[Mods, I've started this thread here rather than clutter up the 'my first post' thread.]
Invariably questions about stovetop batch size and brewlength come up. Here's one recent question to start the ball rolling.
This site has been great for researching the BIAB technique. I'm trying to work out a recipe to try (thinking about the APA listed here) that fits my equipment. Currently I have a 20L pot to boil in. Any rough ideas on how large of a batch I could make?
Yep CSchenk, as hashie relates, the cheap and plentiful 19L stockpot is my main weapon and Maxi-BIAB
is the way I get bigger batches out of it (not sure if that's what you're after though?). The method has a few sneaky clever tricks which makes life a bit easier as well, so I do recommend it, but maybe try Mini-BIAB
first to get a more wholesome BIAB experience, if you do that you should be able to get 13 or 14L per batch in that stockpot.
Now, with Maxi-BIAB you should be able to brew 23- 25L batches with relative ease
, I do that pretty much all of the time, I've not done more than 25L but I don't have too many doubts about being able to do 30L of lower- strength beer (say around 3- 4% abv). The main reason I haven't done the bigger run is that I don't actually have a fermenter big enough, so it is pointless really unless I had a use for an extra 5L of wort (haven't until now).

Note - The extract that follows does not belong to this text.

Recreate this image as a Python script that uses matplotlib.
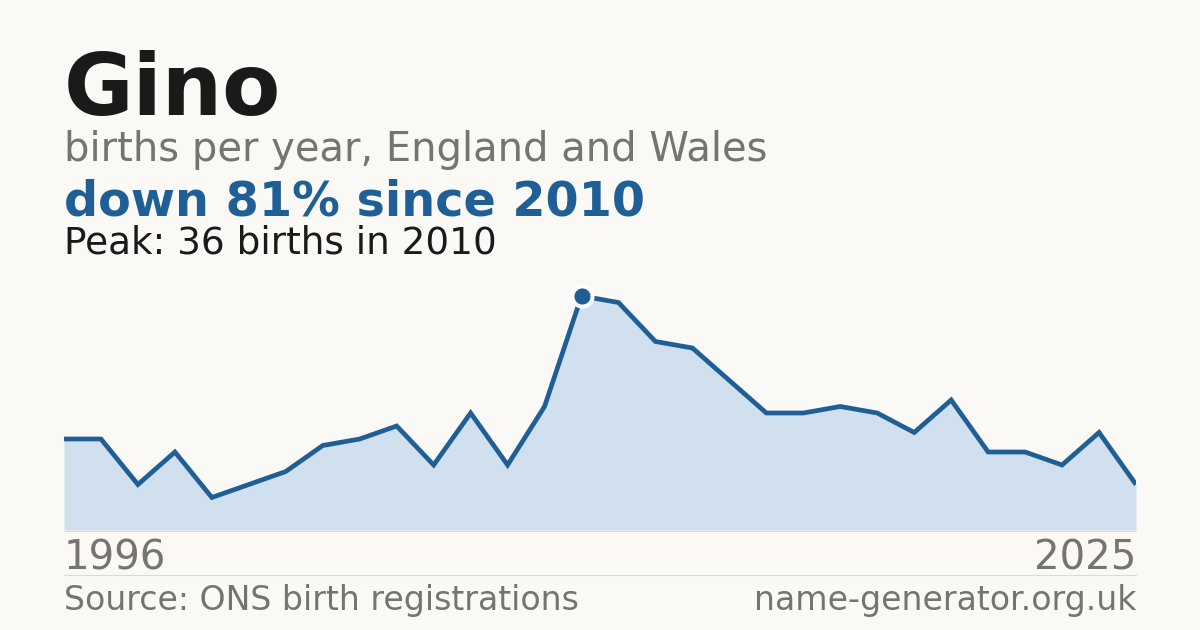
import matplotlib
matplotlib.use("Agg")
import matplotlib.pyplot as plt

years = list(range(1996, 2026))
births = [14, 14, 7, 12, 5, 7, 9, 13, 14, 16, 10, 18, 10, 19, 36, 35, 29, 28, 23, 18, 18, 19, 18, 15, 20, 12, 12, 10, 15, 7]
title = "Gino"
subtitle = "births per year, England and Wales"
headline = "down 81% since 2010"
peak_text = "Peak: 36 births in 2010"
source = "Source: ONS birth registrations"
site = "name-generator.org.uk"

BG = "#faf9f5"
BLUE = "#1f5f96"
FILL = "#d0e0ef"
GRAY = "#77736e"
DARK = "#1a1a1a"

W, H = 1200, 630
fig = plt.figure(figsize=(12, 6.3), dpi=100, facecolor=BG)

def fx(px):
    return px / W
def fy(py):
    return 1 - py / H

ax = fig.add_axes([fx(64), fy(530), fx(1136) - fx(64), (530 - 280) / H])
ax.set_facecolor("none")
ax.fill_between(years, births, 0, color=FILL, linewidth=0)
ax.plot(years, births, color=BLUE, linewidth=3.4, solid_joinstyle="miter", solid_capstyle="butt")
pk = births.index(max(births))
ax.plot([years[pk]], [births[pk]], marker="o", markersize=14.5, markerfacecolor=BLUE,
        markeredgecolor="white", markeredgewidth=2.9, zorder=5)
ax.set_xlim(years[0], years[-1])
ax.set_ylim(0, 36 * 250 / 234)
ax.axis("off")

fig.add_artist(plt.Line2D([fx(64), fx(1136)], [fy(530.5), fy(530.5)], color="#dcdad4", linewidth=0.8))
fig.add_artist(plt.Line2D([fx(64), fx(1136)], [fy(574.5), fy(574.5)], color="#dcdad4", linewidth=0.8))

fig.text(fx(64), fy(115), title, fontsize=61, fontweight="bold", color=DARK, va="baseline", ha="left")
fig.text(fx(64), fy(161), subtitle, fontsize=28.8, color=GRAY, va="baseline", ha="left")
fig.text(fx(64), fy(215), headline, fontsize=34.4, fontweight="bold", color=BLUE, va="baseline", ha="left")
fig.text(fx(64), fy(254), peak_text, fontsize=26.9, color=DARK, va="baseline", ha="left")
fig.text(fx(64), fy(569), str(years[0]), fontsize=29, color=GRAY, va="baseline", ha="left")
fig.text(fx(1136), fy(569), str(years[-1]), fontsize=29, color=GRAY, va="baseline", ha="right")
fig.text(fx(64), fy(610), source, fontsize=23.9, color=GRAY, va="baseline", ha="left")
fig.text(fx(1136), fy(610), site, fontsize=23.9, color=GRAY, va="baseline", ha="right")

fig.savefig("out.png", dpi=100, facecolor=BG)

Post- boil dilution is where the extra volume is made up, because we're adding just plain water obviously the wort (unfermented beer) is stronger than usual, but this doesn't cause any real problems and it is just a straight concentration- volume conversion. I usually mash 4.0 to 4.5kg of grain per batch, it generally yields 17L of about 1.070, so with a target gravity of 1.048, the maths go like this:
Actual SG / Target SG * Actual Volume , so 70 / 48 * 17L = 24.8L diluted, so the water added is 24.8 - 17 = 7.8L
As an aside, that example was a very efficient mash from 4.0kg base malt, 0.17kg specialty malt and 0.2kg dextrose, the dex is to style in a UK Bitter but brewing dextrose/ sugar- friendly styles is another helpful way to ensure volume and gravity targets are met. Also the sophisticated (
) method that I use for filtering the wort (a simple kitchen sieve!
) is about as efficient as it can get, so just about all of that 17L of concentrated wort is captured in the fermenter, this also helps keep overall efficiency high and the desired batch size achievable.